UN PUEBLO DE EMOCIONES

– A Pilar, a Silvia, a Yolanda y a todas las monitoras –

Cuando salí ayer a mi ventana vi que estaban montando un bar en la calle. Había operarios descargando de un gran tráiler un larguísimo mostrador para poder servir. También bajaban del camión cámaras frigoríficas, botellas, bandejas, hieleras y un montón de vajilla. Estaba disfrutando viendo trabajar a toda esa gente y en menos de media hora estaba todo compuesto. La alcaldesa, con un buen traje, era la camarera principal y llevaba pajarita. Los concejales estaban muy elegantes con una camisa blanca, zapatos negros de piel y un distinguido delantal oscuro en el que ponía con letras muy bonitas: Sabiñánigo, un pueblo de emociones. Sobre la inmensa barra del bar de acero y cristal había una impecable mampara de metacrilato. A las ocho en punto abrieron y empezaron a servir. Por ahí se acercaban, sorprendidos, los caminantes que regresaban a sus casas y los que en ese momento salían a pasear. Antes de nada todos se fundieron en un gran aplauso que duró unos dos minutos.

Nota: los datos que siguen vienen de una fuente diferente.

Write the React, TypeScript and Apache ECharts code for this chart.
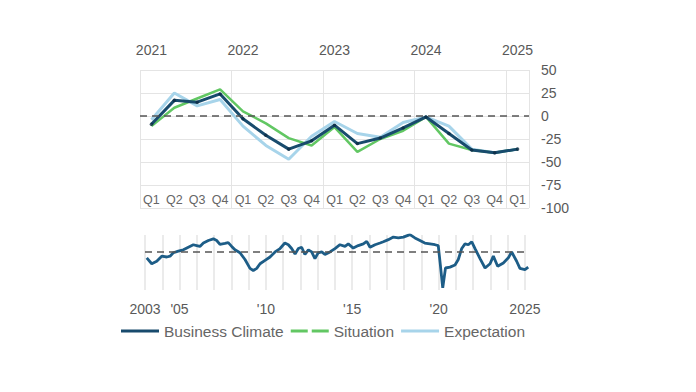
import React, { useEffect, useRef } from "react";
import * as echarts from "echarts";

// Top chart: quarterly, 2021 Q1 .. 2025 Q1
const periods = [
  "2021 Q1", "2021 Q2", "2021 Q3", "2021 Q4",
  "2022 Q1", "2022 Q2", "2022 Q3", "2022 Q4",
  "2023 Q1", "2023 Q2", "2023 Q3", "2023 Q4",
  "2024 Q1", "2024 Q2", "2024 Q3", "2024 Q4",
  "2025 Q1",
];
const businessClimate = [-9, 17, 15, 24, -3, -21, -36, -27, -10, -30, -24, -13, -1, -19, -37, -40, -36];
const situation = [-11, 9, 19, 29, 5, -8, -24, -32, -12, -39, -25, -16, -1, -30, -37, -40, -36];
const expectation = [-4, 25, 11, 18, -11, -32, -47, -22, -6, -19, -23, -7, -1, -11, -36, -40, -36];
const yTicks = { min: -100, max: 50, interval: 25 };

// Bottom chart: long history of business climate (decimal years)
const longYears = [
  2003.1, 2003.39, 2003.68, 2003.97, 2004.26, 2004.45, 2004.64, 2004.93, 2005.22, 2005.51,
  2005.8, 2005.99, 2006.18, 2006.38, 2006.67, 2006.96, 2007.15, 2007.34, 2007.63, 2007.82,
  2008.02, 2008.21, 2008.5, 2008.79, 2009.08, 2009.27, 2009.47, 2009.66, 2009.95, 2010.24,
  2010.53, 2010.82, 2011.1, 2011.3, 2011.49, 2011.69, 2011.88, 2012.07, 2012.26, 2012.46,
  2012.65, 2012.84, 2013.03, 2013.23, 2013.42, 2013.71, 2014.0, 2014.29, 2014.58, 2014.77,
  2015.06, 2015.35, 2015.64, 2015.84, 2016.03, 2016.32, 2016.61, 2016.8, 2017.09, 2017.38,
  2017.67, 2017.96, 2018.34, 2018.63, 2018.92, 2019.2, 2019.5, 2019.79, 2019.98, 2020.1,
  2020.24, 2020.4, 2020.66, 2020.95, 2021.14, 2021.34, 2021.53, 2021.72, 2021.92, 2022.11,
  2022.4, 2022.69, 2022.98, 2023.17, 2023.42, 2023.75, 2024.04, 2024.23, 2024.52, 2024.71,
  2025.0, 2025.19,
];
const longValues = [
  -14, -28, -22, -10, -12, -10, -2, 2, 5, 11,
  17, 15, 13, 21, 27, 31, 27, 18, 20, 22,
  13, 5, -2, -18, -39, -44, -39, -28, -20, -12,
  0, 8, 21, 17, 8, -5, 8, 11, -6, 5,
  0, -16, -2, 0, -6, 0, 8, 17, 13, 19,
  9, 15, 19, 25, 11, 17, 21, 24, 29, 35,
  33, 35, 41, 33, 27, 21, 19, 17, 15, -30,
  -85, -38, -36, -31, -18, 8, 19, 17, 24, 8,
  -16, -38, -28, -10, -34, -26, -14, 0, -22, -39,
  -42, -36,
];
const longLabels: Record<number, string> = { 2003: "2003", 2005: "'05", 2010: "'10", 2015: "'15", 2020: "'20", 2025: "2025" };

const FONT = "'Liberation Sans', Arial, sans-serif";
const NAVY = "#184b6d";
const GREEN = "#62c763";
const LIGHT = "#a7d4ea";
const LONG = "#1d5d87";
const GRIDC = "#e4e4e4";
const TXT = "#595959";

const SOLID_ICON = "path://M0,0 H38 V3 H0 Z";
const DASH_ICON = "path://M0,0 H17 V3 H0 Z M21,0 H38 V3 H21 Z";

export default function App() {
  const ref = useRef<HTMLDivElement>(null);
  useEffect(() => {
    if (!ref.current) return;
    const chart = echarts.init(ref.current, undefined, { renderer: "svg" });
    const zeroDash = {
      silent: true,
      symbol: "none",
      label: { show: false },
      lineStyle: { color: "#555", type: [7, 5], width: 1.5 },
    };
    chart.setOption({
      animation: false,
      textStyle: { fontFamily: FONT },
      legend: {
        left: 121,
        top: 323,
        padding: 0,
        itemWidth: 38,
        itemHeight: 3,
        itemGap: 7,
        textStyle: { fontSize: 15.5, color: "#666", fontFamily: FONT },
        data: [
          { name: "Business Climate", icon: SOLID_ICON },
          { name: "Situation", icon: DASH_ICON },
          { name: "Expectation", icon: SOLID_ICON },
        ],
      },
      grid: [
        { left: 140, top: 70, width: 389, height: 138 },
        { left: 145, top: 235, width: 383.4, height: 55 },
      ],
      xAxis: [
        {
          type: "category",
          gridIndex: 0,
          data: periods,
          boundaryGap: true,
          axisLine: { show: false },
          axisTick: { show: false },
          axisLabel: {
            inside: true,
            margin: 2,
            fontSize: 12.5,
            color: "#666",
            interval: 0,
            formatter: (v: string) => v.split(" ")[1],
          },
          splitLine: {
            show: true,
            interval: (i: number) => i % 4 === 0,
            lineStyle: { color: GRIDC, width: 1 },
          },
        },
        {
          type: "category",
          gridIndex: 0,
          position: "top",
          data: periods,
          boundaryGap: true,
          axisLine: { show: false },
          axisTick: { show: false },
          splitLine: { show: false },
          axisLabel: {
            margin: 13,
            fontSize: 14,
            color: TXT,
            interval: 0,
            formatter: (v: string) => (v.endsWith("Q1") ? v.split(" ")[0] : ""),
          },
        },
        {
          type: "value",
          gridIndex: 1,
          min: 2003,
          max: 2025.2,
          interval: 1,
          axisLine: { show: false },
          axisTick: { show: false },
          axisLabel: {
            margin: 12,
            fontSize: 14,
            color: TXT,
            showMaxLabel: false,
            formatter: (v: number) => longLabels[Math.round(v * 100) / 100] ?? "",
          },
          splitLine: { show: true, showMaxLine: false, lineStyle: { color: GRIDC, width: 1.5 } },
        },
      ],
      yAxis: [
        {
          type: "value",
          gridIndex: 0,
          position: "right",
          min: yTicks.min,
          max: yTicks.max,
          interval: yTicks.interval,
          axisLine: { show: false },
          axisTick: { show: false },
          axisLabel: { margin: 12, fontSize: 14, color: TXT },
          splitLine: { show: true, lineStyle: { color: GRIDC, width: 1 } },
        },
        {
          type: "value",
          gridIndex: 1,
          min: -90,
          max: 40,
          show: false,
          splitLine: { show: false },
        },
      ],
      series: [
        {
          name: "Expectation",
          type: "line",
          xAxisIndex: 0,
          yAxisIndex: 0,
          data: expectation,
          symbol: "none",
          lineStyle: { color: LIGHT, width: 3 },
          itemStyle: { color: LIGHT },
          z: 2,
        },
        {
          name: "Situation",
          type: "line",
          xAxisIndex: 0,
          yAxisIndex: 0,
          data: situation,
          symbol: "none",
          lineStyle: { color: GREEN, width: 2.5 },
          itemStyle: { color: GREEN },
          z: 3,
        },
        {
          name: "Business Climate",
          type: "line",
          xAxisIndex: 0,
          yAxisIndex: 0,
          data: businessClimate,
          symbol: "none",
          lineStyle: { color: NAVY, width: 3 },
          itemStyle: { color: NAVY },
          z: 4,
          markLine: { ...zeroDash, data: [{ yAxis: 0 }] },
        },
        {
          type: "scatter",
          xAxisIndex: 0,
          yAxisIndex: 0,
          data: businessClimate,
          symbolSize: 3.5,
          itemStyle: { color: "#0c2c44" },
          silent: true,
          z: 5,
        },
        {
          name: "Business Climate",
          type: "line",
          xAxisIndex: 2,
          yAxisIndex: 1,
          data: longYears.map((x, i) => [x, longValues[i]]),
          symbol: "none",
          lineStyle: { color: LONG, width: 2.8 },
          itemStyle: { color: LONG },
          z: 4,
          markLine: { ...zeroDash, data: [[{ coord: [2003, 0] }, { coord: [2025, 0] }]] },
        },
      ],
    });
    return () => chart.dispose();
  }, []);
  return (
    <div
      ref={ref}
      style={{ position: "fixed", left: 0, top: 0, width: 696, height: 392, background: "#fff" }}
    />
  );
}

         La actividad era impresionante. Unos niños quisieron unos refrescos de emociones e ilusiones. Sus padres, unos vasos de imaginación con unas tapas de desahogo y humor dulce. Una señora que llegaba por ahí deseó un té de felicidad y para su acompañante un café de agradecimiento con mucha serenidad. Por su parte, un grupo de amigos que salía a hacer deporte quería, cuando fuera posible, una ronda de espíritu cooperativo. Los concejales no paraban un instante y la alcaldesa, guardando la distancia, sonreía y hablaba con unos y con otros. Parecía feliz. Algunos señores vestidos con traje y corbata solicitaron infusiones de tila y mucha comprensión. Desde el fondo, varias enfermeras pidieron prudencia y descanso; sus acompañantes, hombres y mujeres médicos, unos aperitivos de confianza y de sentido común. Todos los que por ahí pasaban se detenían: que si yo quiero algo de reflexión, que si éste fuerza mental, que si el de al lado paciencia suficiente. Finalmente, la policía local y los bomberos rogaron al unísono dos metros de distancia, una ración de calma y un todo saldrá bien. Pero por lo que más disfruté, fue porque mientras miré aquella larga barra desde mi ventana, nadie dijo un no puedo más y un no me parece bien.